Hervé Hasquin
Congo: le potentat Léopold II, ce n’est pas la Belgique (carte blanche)
En 1865, il succède à son père. Il a trente ans et rêve de grandeur. La recherche des sources du Nil est à la mode. Les expéditions se multiplient en Afrique centrale.
Terre de missions protestantes et catholiques. Le voyage du pasteur et médecin Livingstone a suscité curiosité et passion. On perd sa trace. Le New York Herald finance sa recherche. Miracle. Le 10 novembre 1871, le journaliste Henry Morton Stanley retrouve l’explorateur écossais. Le britannique a pris le goût à l’Afrique. De voyageur, il devient progressivement conquérant. Il établit des postes à partir de 1878. Un homme le finance. Léopold II. Le souverain crée le Comité d’Etudes du Haut-Congo. Il a déjà tâté de l’entreprise coloniale. Mais cette fois, il s’y donne à fond. Les milieux économiques belges n’y croient pas. La famille nourrit les pires appréhensions : le roi ne va-t-il pas précipiter la ruine financière et politique de la famille ? Les débuts de l’aventure congolaise ne détournent pas Léopold II de ses tentations asiatiques. Une info d’importance. Le roi agit à titre personnel. Il ne veut impliquer ni la Belgique ni son gouvernement. Convaincu que le pays, en tant qu’Etat, n’est pas à même de rivaliser avec les autres puissances.
En cinq ans, l’histoire s’accélère. Aimanté par la foi coloniale, Léopold II constitue l’Association internationale du Congo fin 1882. Il la fait reconnaître comme puissance souveraine au Congrès de Berlin en 1885. Il n’a aucun partenaire. Comme l’a écrit Jean Stengers, « L’A.I.C. est un être purement fictif : ce n’est qu’un nom, derrière lequel il n’y a que le seul Léopold II ». Comment expliquer ce coup de maître, abstraction faite de toute considération morale ? Sa personnalité. Sa qualité de souverain d’un petit pays, neutre, mais à la pointe de la Révolution industrielle. Il a quelques collaborateurs remarquables. Il ne manque pas d’entregent. Il a aussi l’habileté de se présenter en héraut de la lutte contre l’esclavage, mené par les Arabes.
Bref, l’Etat Indépendant du Congo est né officiellement le 29 mai 1885. Léopold II en est le « roi-souverain ». Il en est le seul propriétaire et maître. Il n’a aucun compte à rendre à la Belgique dont il est par ailleurs « Roi » constitutionnel. Qui sont ces hommes de main ? Pour l’essentiel des mercenaires. Une sorte de « légion étrangère », avec des aventuriers, des psychopathes, de vrais criminels parfois.
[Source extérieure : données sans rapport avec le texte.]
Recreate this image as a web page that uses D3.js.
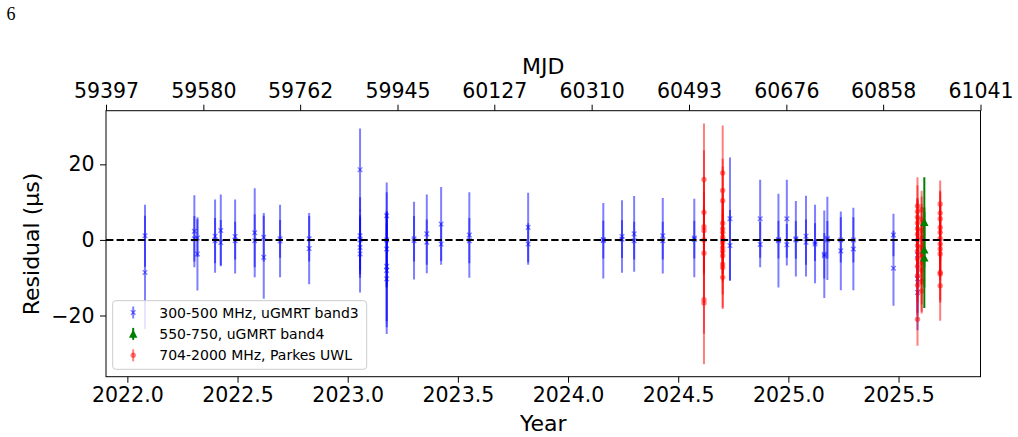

Il recrute aussi des officiers et sous-officiers de l’armée belge et étrangers pour encadrer une Force publique composée essentiellement d’Africains venus d’Afrique de l’Est et d’Afrique de l’Ouest. Elle mate durement les rébellions. Violences d’Etat et de soudarts se mêlent étroitement. Exactions et crimes ! Une extraordinaire contradiction entre la propagande et les réalités sur le terrain. Un excellent catalogue des horreurs dans l’ouvrage majeur de Pierre-Luc Plasman (Léopold II, potentat congolais, 2017).
Des dénonciations émanent de missions protestantes. Léopold II essaye de s’en tirer en les présentant comme servantes d’un impérialisme anglais avide de s’emparer de territoires nouveaux. Leur richesse commence à impressionner. Le caoutchouc (1896) est la mine d’or. Un dixième de la production mondiale dès 1901 ! Sans oublier le trafic de l’ivoire. Entre 1884 et 1904, l’Etat indépendant vend sur le marché anversois 454 467 défenses, soit 3 660 tonnes ! Si Léopold II a laissé libre cours à l’entreprise privée, il s’est réservé l’exploitation totale de la majeure partie du territoire. En 1891, est instauré le régime domanial. Ce système lui confère un quasi monopole commercial.
Le « roi-souverain » administre son Etat depuis son palais de Bruxelles, aidé d’un secrétaire d’Etat et de trois secrétaires généraux. Il n’ira jamais au Congo. A l’exception d’un séjour en Egypte en 1865, il ne mettra plus jamais les pieds en Afrique ! Pressions internationales et intérieures, Léopold II doit s’y résoudre. Une « Commission d’enquête » est constituée en 1904. Certes, elle souligne les extraordinaires infrastructures indispensables à l’exploitation économique du pays. Mais les accusations sont nourries. Elles ne diffèrent guère des dénonciations protestantes et anglo-saxonnes … Que d’abus inqualifiables infligés aux populations indigènes ! La Belgique a provisoirement sauvé l’honneur.